The House Judiciary Committee chair also pilloried Trump for blocking testimony from former White House counsel Don McGahn, holding a hearing featuring an empty chair.

By Marina Fang | Huffington Post | May 21, 2019

House Judiciary Chair Jerry Nadler (D-N.Y.) said Tuesday that he believes President Donald Trump should have been charged for his conduct detailed in special counsel Robert Mueller’s report on the investigation into the president’s campaign’s ties to Russia.

“I believe that each of these incidents, documented in detail in the Mueller report, constitutes a crime,” Nadler said Tuesday. “But for the Department of Justice’s policy of refusing to indict a sitting President, I believe he would have been charged with these crimes.”

Nadler’s comments came at the beginning of a scheduled hearing where committee members were originally going to hear testimony from former White House counsel Don McGahn. But on Monday, McGahn, a key witness given his proximity to the president’s legal affairs, said he would not appear — following a directive from Trump.

“The president has taken it upon himself to intimidate a witness who has a legal obligation to be here today. This conduct is not remotely acceptable,” Nadler said at the hearing, which featured an empty chair symbolizing McGahn’s absence. “We will not allow the president to prevent the American people from hearing from this witness. We will not allow the president to block congressional subpoenas, putting himself and his allies above the law. We will not allow the president to stop this investigation, and nothing in these unjustified and unjustifiable legal attacks will stop us from pressing forward with our work on behalf of the American people.
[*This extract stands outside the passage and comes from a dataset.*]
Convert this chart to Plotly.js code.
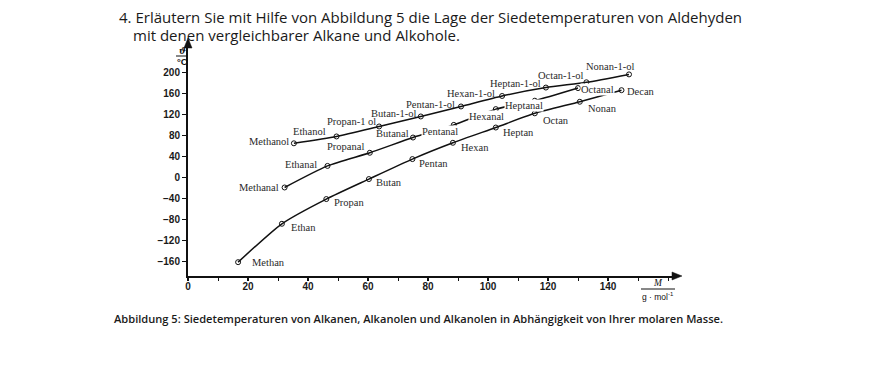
<!DOCTYPE html>
<html><head><meta charset="utf-8">
<script src="https://cdn.plot.ly/plotly-3.0.1.min.js"></script>
<style>html,body{margin:0;padding:0;background:#fff}#chart{width:880px;height:388px}</style>
</head><body><div id="chart"></div>
<script>
// ---- data ----
const alkaneNames = ["Methan","Ethan","Propan","Butan","Pentan","Hexan","Heptan","Octan","Nonan","Decan"];
const alkaneM     = [16.7, 31.3, 46.1, 60.3, 74.8, 88.3, 102.6, 115.6, 130.6, 144.5];
const alkaneT     = [-161, -88, -41, -3, 35, 66, 95, 122, 144, 166];

const alkanalNames = ["Methanal","Ethanal","Propanal","Butanal","Pentanal","Hexanal","Heptanal","Octanal"];
const alkanalM     = [32.2, 46.5, 60.6, 75.0, 88.6, 102.6, 115.6, 130.0];
const alkanalT     = [-19, 22, 47, 76, 100, 130, 146, 170];

const alkanolNames = ["Methanol","Ethanol","Propan-1 ol","Butan-1-ol","Pentan-1-ol","Hexan-1-ol","Heptan-1-ol","Octan-1-ol","Nonan-1-ol"];
const alkanolM     = [35.3, 49.5, 63.7, 77.6, 91.0, 104.7, 119.3, 132.8, 147.0];
const alkanolT     = [65, 78, 97, 116, 135, 155, 171, 181, 196];

const xTickVals = [0, 20, 40, 60, 80, 100, 120, 140];
const yTickVals = [-160, -120, -80, -40, 0, 40, 80, 120, 160, 200];

// ---- label placement (styling, pixels: [xanchor, xshift, yshift, whiteBackground]) ----
const alkanePlace = [["left",13,0],["left",8,-4],["left",7,-3],["left",6,-3],["left",6,-4],["left",7,-5],["left",6,-5],["left",7,-7],["left",7,-7],["left",4,-1]];
const alkanalPlace = [["right",-5,0],["right",-10,1],["right",-5,6],["right",-3,4],["center",-14,-7,true],["center",-9,-7,true],["center",-11,-5,true],["center",19,-1,true]];
const alkanolPlace = [["right",-4,2],["right",-10,5],["right",-2,5],["right",-3,3],["right",-5,2],["right",-6,2],["right",-4,4],["right",-1,7],["center",-19,8]];

// ---- geometry ----
const L = 188, W = 489, T = 45, H = 231;
const px2x = p => (p - L) / W;
const py2y = p => (T + H - p) / H;

function series(m, t) {
  return {
    x: m, y: t, type: 'scatter', mode: 'lines+markers',
    line: {color: '#111', width: 1.5, shape: 'spline', smoothing: 0.6},
    marker: {symbol: 'circle-open', size: 5, color: '#111', line: {width: 1}},
    hoverinfo: 'skip', showlegend: false
  };
}

const labelFont = {family: 'Liberation Serif, serif', size: 10.5, color: '#2a2a2a'};
const annotations = [];
function addLabels(names, m, t, place) {
  names.forEach((n, i) => {
    const p = place[i];
    annotations.push({
      x: m[i], y: t[i], xref: 'x', yref: 'y', text: n, showarrow: false,
      xanchor: p[0], yanchor: 'middle', xshift: p[1], yshift: p[2],
      font: labelFont, bgcolor: p[3] ? '#ffffff' : 'rgba(0,0,0,0)', borderpad: 0
    });
  });
}
addLabels(alkaneNames, alkaneM, alkaneT, alkanePlace);
addLabels(alkanalNames, alkanalM, alkanalT, alkanalPlace);
addLabels(alkanolNames, alkanolM, alkanolT, alkanolPlace);

const titleFont = {family: 'Open Sans, sans-serif', size: 15, color: '#1a1a1a'};
annotations.push(
  {xref:'paper', yref:'paper', x: px2x(117), y: py2y(17.5), xanchor:'left', yanchor:'middle', showarrow:false,
   text:'4. Erläutern Sie mit Hilfe von Abbildung 5 die Lage der Siedetemperaturen von Aldehyden', font: titleFont},
  {xref:'paper', yref:'paper', x: px2x(131), y: py2y(35), xanchor:'left', yanchor:'middle', showarrow:false,
   text:'mit denen vergleichbarer Alkane und Alkohole.', font: titleFont},
  {xref:'paper', yref:'paper', x: px2x(112), y: py2y(318), xanchor:'left', yanchor:'middle', showarrow:false,
   text:'Abbildung 5: Siedetemperaturen von Alkanen, Alkanolen und Alkanolen in Abhängigkeit von Ihrer molaren Masse.',
   font: {family: 'Open Sans, sans-serif', size: 11.1, color: '#1a1a1a', weight: 600}},
  // axis titles as fractions
  {xref:'paper', yref:'paper', x: px2x(182), y: py2y(50.5), xanchor:'center', yanchor:'middle', showarrow:false,
   text:'<b><i>ϑ</i></b>', font: {family:'DejaVu Serif, serif', size: 8.5, color:'#111'}},
  {xref:'paper', yref:'paper', x: px2x(182), y: py2y(62), xanchor:'center', yanchor:'middle', showarrow:false,
   text:'<b>°C</b>', font: {family:'Liberation Sans, sans-serif', size: 9.5, color:'#111'}},
  {xref:'paper', yref:'paper', x: px2x(658), y: py2y(283), xanchor:'center', yanchor:'middle', showarrow:false,
   text:'<i>M</i>', font: {family:'Liberation Serif, serif', size: 9.5, color:'#111'}},
  {xref:'paper', yref:'paper', x: px2x(658), y: py2y(296), xanchor:'center', yanchor:'middle', showarrow:false,
   text:'g · mol<sup>-1</sup>', font: {family:'Liberation Sans, sans-serif', size: 8.5, color:'#111'}}
);

// arrowheads and fraction bars drawn as paper-space shapes
const P = (x, y) => px2x(x).toFixed(4) + ',' + py2y(y).toFixed(4);
const shapes = [
  {type:'line', xref:'paper', yref:'paper', x0: px2x(176), x1: px2x(188), y0: py2y(56), y1: py2y(56), line:{color:'#111', width:1}},
  {type:'line', xref:'paper', yref:'paper', x0: px2x(641), x1: px2x(675), y0: py2y(289), y1: py2y(289), line:{color:'#111', width:1}},
  {type:'line', xref:'paper', yref:'paper', x0: 0, x1: 0, y0: 1, y1: py2y(42), line:{color:'#111', width:2}},
  {type:'path', xref:'paper', yref:'paper', path: 'M' + P(682, 276) + 'L' + P(672, 272) + 'L' + P(672, 280) + 'Z',
   fillcolor:'#111', line:{color:'#111', width:0.5}},
  {type:'path', xref:'paper', yref:'paper', path: 'M' + P(188, 38) + 'L' + P(184, 48) + 'L' + P(192, 48) + 'Z',
   fillcolor:'#111', line:{color:'#111', width:0.5}}
];

const tickFont = {family: 'Liberation Sans, sans-serif', size: 10, color: '#1a1a1a', weight: 700};

const layout = {
  width: 880, height: 388,
  margin: {l: L, r: 880 - L - W, t: T, b: 388 - T - H, pad: 0},
  paper_bgcolor: '#ffffff', plot_bgcolor: '#ffffff',
  xaxis: {
    range: [0, 163], showline: true, linecolor: '#111', linewidth: 2,
    showgrid: false, zeroline: false,
    tickmode: 'array', tickvals: xTickVals, ticktext: xTickVals.map(String),
    ticks: 'outside', ticklen: 3, tickwidth: 1.2, tickcolor: '#111',
    ticklabelstandoff: -3,
    minor: {dtick: 10, tick0: 0, ticks: 'outside', ticklen: 3, tickwidth: 1, tickcolor: '#111', showgrid: false},
    tickfont: tickFont
  },
  yaxis: {
    range: [-187.3, 251.9], showline: true, linecolor: '#111', linewidth: 2,
    showgrid: false, zeroline: false,
    tickmode: 'array', tickvals: yTickVals, ticktext: yTickVals.map(v => v < 0 ? '−' + Math.abs(v) : String(v)),
    ticks: 'outside', ticklen: 4, tickwidth: 1.2, tickcolor: '#111',
    tickfont: tickFont
  },
  annotations: annotations,
  shapes: shapes
};

Plotly.newPlot('chart', [series(alkaneM, alkaneT), series(alkanalM, alkanalT), series(alkanolM, alkanolT)], layout,
  {staticPlot: true, displayModeBar: false});
</script>
</body></html>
We will hold this president accountable, one way or the other.”

Nadler said Monday that he plans to hold McGahn in contempt for defying the committee’s request.

Tuesday’s hearing followed a similar course of events as a previous House hearing earlier this month that Attorney General William Barr chose to skip. The Judiciary Committee later voted to hold Barr in contempt for refusing to release an unredacted version of Mueller’s report.
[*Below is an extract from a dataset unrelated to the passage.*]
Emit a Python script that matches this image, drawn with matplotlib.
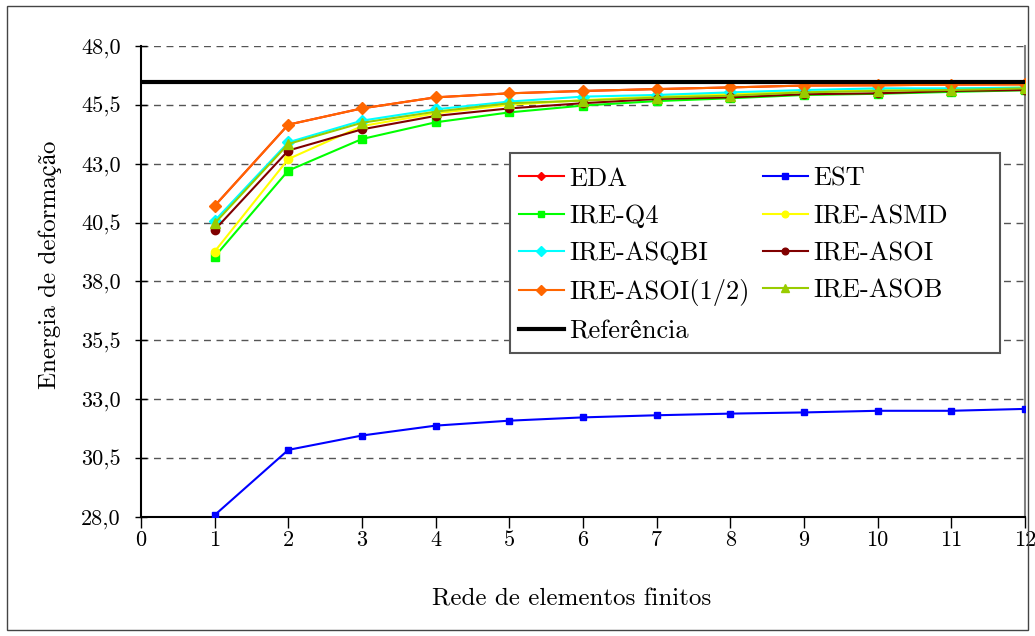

The refusals to testify have followed months of White House officials denying requests to provide information in the various congressional investigations into Trump.
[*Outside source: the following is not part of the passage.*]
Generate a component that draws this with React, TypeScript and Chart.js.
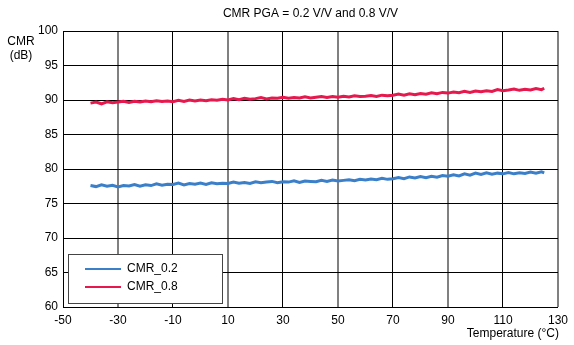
import React, { useEffect, useRef } from "react";
import { Chart, registerables } from "chart.js";

Chart.register(...registerables);

const temps = [
  -40, -38, -36, -34, -32, -30, -28, -26, -24, -22, -20, -18, -16, -14, -12, -10, -8, -6, -4, -2,
  0, 2, 4, 6, 8, 10, 12, 14, 16, 18, 20, 22, 24, 26, 28, 30, 32, 34, 36, 38,
  40, 42, 44, 46, 48, 50, 52, 54, 56, 58, 60, 62, 64, 66, 68, 70, 72, 74, 76, 78,
  80, 82, 84, 86, 88, 90, 92, 94, 96, 98, 100, 102, 104, 106, 108, 110, 112, 114, 116, 118,
  120, 122, 124, 125,
];

const cmr02 = [
  77.6, 77.45, 77.7, 77.5, 77.65, 77.4, 77.6, 77.55, 77.75, 77.5, 77.7, 77.6, 77.85, 77.65, 77.8, 77.75, 77.95, 77.7, 77.9, 77.8,
  77.95, 77.75, 78.0, 77.85, 77.95, 77.9, 78.1, 77.95, 78.05, 77.9, 78.15, 78.0, 78.1, 78.2, 78.0, 78.15, 78.1, 78.3, 78.05, 78.25,
  78.2, 78.15, 78.35, 78.2, 78.4, 78.25, 78.35, 78.45, 78.3, 78.5, 78.4, 78.55, 78.45, 78.65, 78.5, 78.6, 78.75, 78.6, 78.85, 78.7,
  78.9, 78.75, 78.95, 78.8, 79.05, 78.95, 79.15, 79.0, 79.3, 79.1, 79.4, 79.2, 79.45, 79.25, 79.4, 79.3, 79.5, 79.3, 79.45, 79.35,
  79.55, 79.4, 79.6, 79.45,
];

const cmr08 = [
  89.55, 89.7, 89.45, 89.75, 89.6, 89.7, 89.8, 89.65, 89.8, 89.7, 89.85, 89.75, 89.9, 89.8, 89.85, 89.75, 89.95, 89.8, 90.0, 89.85,
  90.0, 89.9, 90.05, 89.95, 90.1, 90.0, 90.2, 90.05, 90.25, 90.1, 90.2, 90.35, 90.15, 90.3, 90.25, 90.4, 90.25, 90.35, 90.3, 90.45,
  90.3, 90.4, 90.5, 90.35, 90.5, 90.4, 90.55, 90.45, 90.6, 90.5, 90.55, 90.65, 90.5, 90.7, 90.6, 90.7, 90.85, 90.7, 90.9, 90.75,
  90.95, 90.85, 91.05, 90.9, 91.1, 91.0, 91.15, 91.05, 91.25, 91.1, 91.3, 91.2, 91.35, 91.25, 91.5, 91.35, 91.45, 91.6, 91.4, 91.55,
  91.45, 91.65, 91.5, 91.7,
];

const seriesNames = ["CMR_0.2", "CMR_0.8"];
const seriesColors = ["#3b7fc9", "#e5194e"];
const titleText = "CMR PGA = 0.2 V/V and 0.8 V/V";
const xTitle = "Temperature (°C)";
const yTitleLines = ["CMR", "(dB)"];

const FONT = "Arial, 'Liberation Sans', sans-serif";

const textPlugin = {
  id: "texts",
  afterDraw(chart: any) {
    const ctx = chart.ctx;
    const ca = chart.chartArea;
    ctx.save();
    ctx.fillStyle = "#000";
    ctx.font = `12px ${FONT}`;
    ctx.textBaseline = "middle";
    ctx.textAlign = "center";
    ctx.fillText(titleText, (ca.left + ca.right) / 2, 14);
    ctx.fillText(yTitleLines[0], 21, 42);
    ctx.fillText(yTitleLines[1], 21, 56);
    ctx.textAlign = "right";
    ctx.fillText(xTitle, 559, 334);

    // legend box
    const bx = 68.5, by = 254.5, bw = 154, bh = 49;
    ctx.fillStyle = "#fff";
    ctx.fillRect(bx, by, bw, bh);
    ctx.strokeStyle = "#444";
    ctx.lineWidth = 1;
    ctx.strokeRect(bx, by, bw, bh);
    const rows = [269, 287];
    seriesNames.forEach((n, i) => {
      ctx.strokeStyle = seriesColors[i];
      ctx.lineWidth = 2;
      ctx.beginPath();
      ctx.moveTo(85, rows[i]);
      ctx.lineTo(121, rows[i]);
      ctx.stroke();
      ctx.fillStyle = "#000";
      ctx.textAlign = "left";
      ctx.fillText(n, 127, rows[i]);
    });
    ctx.restore();
  },
};

export default function App() {
  const ref = useRef<HTMLCanvasElement>(null);
  useEffect(() => {
    const chart = new Chart(ref.current!, {
      type: "line",
      data: {
        datasets: [
          {
            label: seriesNames[0],
            data: temps.map((t, i) => ({ x: t, y: cmr02[i] })),
            borderColor: seriesColors[0],
            borderWidth: 3,
            pointRadius: 0,
            tension: 0,
          },
          {
            label: seriesNames[1],
            data: temps.map((t, i) => ({ x: t, y: cmr08[i] })),
            borderColor: seriesColors[1],
            borderWidth: 3,
            pointRadius: 0,
            tension: 0,
          },
        ],
      },
      options: {
        animation: false,
        responsive: false,
        maintainAspectRatio: false,
        layout: { padding: { top: 31, right: 11, left: 0, bottom: 0 } },
        plugins: { legend: { display: false }, tooltip: { enabled: false }, title: { display: false } },
        scales: {
          x: {
            type: "linear",
            min: -50,
            max: 130,
            afterFit: (s: any) => { s.height = 38; },
            ticks: { stepSize: 20, color: "#000", font: { family: FONT, size: 12 }, padding: 6, maxRotation: 0 },
            grid: {
              drawTicks: false,
              color: (c: any) => (c.index % 2 === 1 ? "#808080" : "#000"),
              lineWidth: (c: any) => (c.index % 2 === 1 ? 2 : 1),
            },
            border: { color: "#000", width: 1 },
          },
          y: {
            min: 60,
            max: 100,
            afterFit: (s: any) => { s.width = 63; },
            ticks: { stepSize: 5, color: "#000", font: { family: FONT, size: 12 }, padding: 5 },
            grid: { drawTicks: false, color: "#000", lineWidth: 1 },
            border: { color: "#000", width: 1 },
          },
        },
      },
      plugins: [textPlugin],
    });
    return () => chart.destroy();
  }, []);
  return (
    <div style={{ position: "fixed", left: 0, top: 0, width: 574, height: 345, background: "#fff" }}>
      <canvas ref={ref} width={574} height={345} style={{ display: "block" }} />
    </div>
  );
}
A growing number of House Democrats, who believe the White House is stonewalling the probes, have heightened their calls to open impeachment proceedings into Trump.

Shortly after Tuesday’s hearing, Judiciary Committee vice chair Rep. Mary Gay Scanlon (D-Pa.) became the latest Democrat to declare that “it’s time to start an impeachment inquiry.”

But other party leaders, including House Speaker Nancy Pelosi (D-Calif.), have repeatedly resisted, and have advocated for a slower approach.

They reportedly clashed Monday night during several closed-door meetings on the subject of impeachment.

On Tuesday, Pelosi again tried to downplay reports of growing intra-party tensions over impeaching Trump.

Asked during a press conference if she was “under increased pressure to impeach the president from your caucus,” she said: “No.”